>>>>>

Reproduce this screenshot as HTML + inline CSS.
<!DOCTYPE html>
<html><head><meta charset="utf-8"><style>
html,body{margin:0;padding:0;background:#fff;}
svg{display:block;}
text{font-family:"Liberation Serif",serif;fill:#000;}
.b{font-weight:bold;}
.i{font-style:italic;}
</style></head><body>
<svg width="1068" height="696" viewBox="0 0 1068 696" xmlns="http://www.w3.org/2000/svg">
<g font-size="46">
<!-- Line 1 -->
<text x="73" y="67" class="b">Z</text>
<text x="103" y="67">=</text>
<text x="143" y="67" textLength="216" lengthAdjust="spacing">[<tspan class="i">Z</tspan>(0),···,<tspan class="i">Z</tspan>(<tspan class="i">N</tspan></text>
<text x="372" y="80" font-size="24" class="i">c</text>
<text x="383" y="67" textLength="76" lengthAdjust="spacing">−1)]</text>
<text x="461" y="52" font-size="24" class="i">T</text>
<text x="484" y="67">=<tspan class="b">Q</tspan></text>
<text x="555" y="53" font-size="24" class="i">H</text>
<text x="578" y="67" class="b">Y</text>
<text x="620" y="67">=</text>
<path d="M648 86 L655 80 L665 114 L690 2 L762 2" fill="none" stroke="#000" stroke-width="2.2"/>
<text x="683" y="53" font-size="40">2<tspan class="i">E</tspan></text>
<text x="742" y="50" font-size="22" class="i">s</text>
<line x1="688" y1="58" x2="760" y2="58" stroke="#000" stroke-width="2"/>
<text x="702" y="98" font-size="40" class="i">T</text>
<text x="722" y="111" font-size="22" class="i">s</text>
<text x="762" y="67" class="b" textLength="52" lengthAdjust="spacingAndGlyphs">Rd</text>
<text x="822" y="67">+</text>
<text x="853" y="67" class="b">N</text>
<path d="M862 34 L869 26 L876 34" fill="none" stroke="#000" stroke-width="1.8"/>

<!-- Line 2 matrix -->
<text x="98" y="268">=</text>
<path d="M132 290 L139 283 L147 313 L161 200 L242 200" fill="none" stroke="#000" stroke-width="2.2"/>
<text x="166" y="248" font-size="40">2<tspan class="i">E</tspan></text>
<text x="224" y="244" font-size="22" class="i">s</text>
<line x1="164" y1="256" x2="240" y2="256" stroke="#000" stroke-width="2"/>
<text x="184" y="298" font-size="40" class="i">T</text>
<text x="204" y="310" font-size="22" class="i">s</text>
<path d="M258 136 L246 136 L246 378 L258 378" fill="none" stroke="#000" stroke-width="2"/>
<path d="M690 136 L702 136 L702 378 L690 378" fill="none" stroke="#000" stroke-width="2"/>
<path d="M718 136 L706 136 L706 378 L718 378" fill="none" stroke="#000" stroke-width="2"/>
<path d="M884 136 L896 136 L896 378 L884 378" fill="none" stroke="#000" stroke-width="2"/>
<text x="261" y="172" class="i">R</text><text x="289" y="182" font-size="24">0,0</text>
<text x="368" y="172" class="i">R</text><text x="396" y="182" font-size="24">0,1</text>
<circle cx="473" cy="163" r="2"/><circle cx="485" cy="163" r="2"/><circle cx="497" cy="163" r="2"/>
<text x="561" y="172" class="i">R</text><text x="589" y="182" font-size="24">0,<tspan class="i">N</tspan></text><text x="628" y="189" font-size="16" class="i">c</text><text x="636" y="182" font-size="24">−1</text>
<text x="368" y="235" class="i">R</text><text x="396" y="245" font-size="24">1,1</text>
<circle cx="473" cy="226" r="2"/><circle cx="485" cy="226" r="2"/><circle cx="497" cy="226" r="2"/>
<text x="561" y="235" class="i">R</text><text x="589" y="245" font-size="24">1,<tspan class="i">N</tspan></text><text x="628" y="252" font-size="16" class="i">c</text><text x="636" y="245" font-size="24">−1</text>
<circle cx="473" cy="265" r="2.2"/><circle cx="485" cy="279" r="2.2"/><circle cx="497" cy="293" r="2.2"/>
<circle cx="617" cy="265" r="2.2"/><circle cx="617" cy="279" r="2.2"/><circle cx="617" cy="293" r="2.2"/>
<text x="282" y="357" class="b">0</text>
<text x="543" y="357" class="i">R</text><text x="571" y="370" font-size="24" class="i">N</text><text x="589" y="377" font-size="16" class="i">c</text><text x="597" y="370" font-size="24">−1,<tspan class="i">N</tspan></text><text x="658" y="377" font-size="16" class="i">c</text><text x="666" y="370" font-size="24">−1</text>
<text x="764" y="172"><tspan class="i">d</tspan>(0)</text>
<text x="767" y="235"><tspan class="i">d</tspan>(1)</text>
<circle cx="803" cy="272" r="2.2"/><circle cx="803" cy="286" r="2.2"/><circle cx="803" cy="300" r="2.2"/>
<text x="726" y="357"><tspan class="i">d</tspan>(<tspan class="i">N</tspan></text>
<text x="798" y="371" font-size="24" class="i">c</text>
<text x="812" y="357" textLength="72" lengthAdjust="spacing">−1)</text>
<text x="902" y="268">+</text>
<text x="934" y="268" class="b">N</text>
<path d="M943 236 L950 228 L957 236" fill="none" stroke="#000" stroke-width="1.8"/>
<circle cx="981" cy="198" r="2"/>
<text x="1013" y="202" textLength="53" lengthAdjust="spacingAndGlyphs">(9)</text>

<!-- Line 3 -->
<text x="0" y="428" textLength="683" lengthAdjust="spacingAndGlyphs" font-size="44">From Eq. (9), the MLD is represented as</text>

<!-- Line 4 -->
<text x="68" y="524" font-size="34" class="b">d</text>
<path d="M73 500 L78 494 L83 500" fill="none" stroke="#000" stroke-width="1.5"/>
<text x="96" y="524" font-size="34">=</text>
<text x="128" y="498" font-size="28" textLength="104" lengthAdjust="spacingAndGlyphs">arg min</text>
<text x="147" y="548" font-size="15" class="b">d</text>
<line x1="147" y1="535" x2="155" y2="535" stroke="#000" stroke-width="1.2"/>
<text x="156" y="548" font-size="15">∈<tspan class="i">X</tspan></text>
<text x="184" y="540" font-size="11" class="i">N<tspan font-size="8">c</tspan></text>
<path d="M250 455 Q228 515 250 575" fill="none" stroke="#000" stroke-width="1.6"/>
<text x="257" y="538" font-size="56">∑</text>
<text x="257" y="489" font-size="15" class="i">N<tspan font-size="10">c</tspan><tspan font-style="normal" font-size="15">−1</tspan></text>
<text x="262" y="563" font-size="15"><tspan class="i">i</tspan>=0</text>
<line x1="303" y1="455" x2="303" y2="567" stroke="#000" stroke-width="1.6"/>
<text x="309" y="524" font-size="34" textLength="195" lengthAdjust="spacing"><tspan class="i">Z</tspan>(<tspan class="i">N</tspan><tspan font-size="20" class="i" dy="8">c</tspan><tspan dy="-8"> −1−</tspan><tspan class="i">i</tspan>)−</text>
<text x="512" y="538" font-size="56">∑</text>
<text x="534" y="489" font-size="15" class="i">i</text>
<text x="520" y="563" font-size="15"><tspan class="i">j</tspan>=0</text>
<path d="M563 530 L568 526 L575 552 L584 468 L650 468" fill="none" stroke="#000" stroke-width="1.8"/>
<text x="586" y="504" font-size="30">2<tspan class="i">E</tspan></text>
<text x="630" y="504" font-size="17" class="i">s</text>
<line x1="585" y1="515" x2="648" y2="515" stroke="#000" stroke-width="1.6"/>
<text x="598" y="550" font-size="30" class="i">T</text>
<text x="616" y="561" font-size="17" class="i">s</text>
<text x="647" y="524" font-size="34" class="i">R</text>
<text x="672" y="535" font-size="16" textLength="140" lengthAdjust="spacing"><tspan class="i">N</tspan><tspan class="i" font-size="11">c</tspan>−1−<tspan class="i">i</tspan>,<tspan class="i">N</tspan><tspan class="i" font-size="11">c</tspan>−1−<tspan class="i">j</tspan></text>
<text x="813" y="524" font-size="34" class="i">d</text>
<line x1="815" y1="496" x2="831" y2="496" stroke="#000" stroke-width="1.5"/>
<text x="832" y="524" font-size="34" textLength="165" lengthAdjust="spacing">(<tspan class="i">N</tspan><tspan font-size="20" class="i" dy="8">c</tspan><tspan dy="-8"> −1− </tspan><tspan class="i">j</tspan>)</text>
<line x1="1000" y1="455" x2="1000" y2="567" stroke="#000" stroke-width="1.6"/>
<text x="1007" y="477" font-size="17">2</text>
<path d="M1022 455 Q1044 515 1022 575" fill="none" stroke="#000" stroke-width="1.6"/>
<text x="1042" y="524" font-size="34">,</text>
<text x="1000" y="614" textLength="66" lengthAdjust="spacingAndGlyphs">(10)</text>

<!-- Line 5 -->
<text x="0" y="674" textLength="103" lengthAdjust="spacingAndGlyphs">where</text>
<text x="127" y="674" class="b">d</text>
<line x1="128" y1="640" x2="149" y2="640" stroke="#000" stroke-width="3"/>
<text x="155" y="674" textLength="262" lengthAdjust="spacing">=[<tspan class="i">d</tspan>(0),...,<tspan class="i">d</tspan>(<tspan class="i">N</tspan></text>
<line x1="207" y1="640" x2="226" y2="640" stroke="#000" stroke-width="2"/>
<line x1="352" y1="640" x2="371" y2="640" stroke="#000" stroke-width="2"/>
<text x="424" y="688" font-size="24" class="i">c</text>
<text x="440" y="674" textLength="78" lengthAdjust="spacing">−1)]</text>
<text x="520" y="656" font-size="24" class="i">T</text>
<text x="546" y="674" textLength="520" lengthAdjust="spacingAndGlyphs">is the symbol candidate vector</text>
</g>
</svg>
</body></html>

<<<<<

Goal: Look above and repeat, character for character, the lines from the first one to the line with "L869 26 L876", counting both.

Written response:
Reproduce this screenshot as HTML + inline CSS.
<!DOCTYPE html>
<html><head><meta charset="utf-8"><style>
html,body{margin:0;padding:0;background:#fff;}
svg{display:block;}
text{font-family:"Liberation Serif",serif;fill:#000;}
.b{font-weight:bold;}
.i{font-style:italic;}
</style></head><body>
<svg width="1068" height="696" viewBox="0 0 1068 696" xmlns="http://www.w3.org/2000/svg">
<g font-size="46">
<!-- Line 1 -->
<text x="73" y="67" class="b">Z</text>
<text x="103" y="67">=</text>
<text x="143" y="67" textLength="216" lengthAdjust="spacing">[<tspan class="i">Z</tspan>(0),···,<tspan class="i">Z</tspan>(<tspan class="i">N</tspan></text>
<text x="372" y="80" font-size="24" class="i">c</text>
<text x="383" y="67" textLength="76" lengthAdjust="spacing">−1)]</text>
<text x="461" y="52" font-size="24" class="i">T</text>
<text x="484" y="67">=<tspan class="b">Q</tspan></text>
<text x="555" y="53" font-size="24" class="i">H</text>
<text x="578" y="67" class="b">Y</text>
<text x="620" y="67">=</text>
<path d="M648 86 L655 80 L665 114 L690 2 L762 2" fill="none" stroke="#000" stroke-width="2.2"/>
<text x="683" y="53" font-size="40">2<tspan class="i">E</tspan></text>
<text x="742" y="50" font-size="22" class="i">s</text>
<line x1="688" y1="58" x2="760" y2="58" stroke="#000" stroke-width="2"/>
<text x="702" y="98" font-size="40" class="i">T</text>
<text x="722" y="111" font-size="22" class="i">s</text>
<text x="762" y="67" class="b" textLength="52" lengthAdjust="spacingAndGlyphs">Rd</text>
<text x="822" y="67">+</text>
<text x="853" y="67" class="b">N</text>
<path d="M862 34 L869 26 L876 34" fill="none" stroke="#000" stroke-width="1.8"/>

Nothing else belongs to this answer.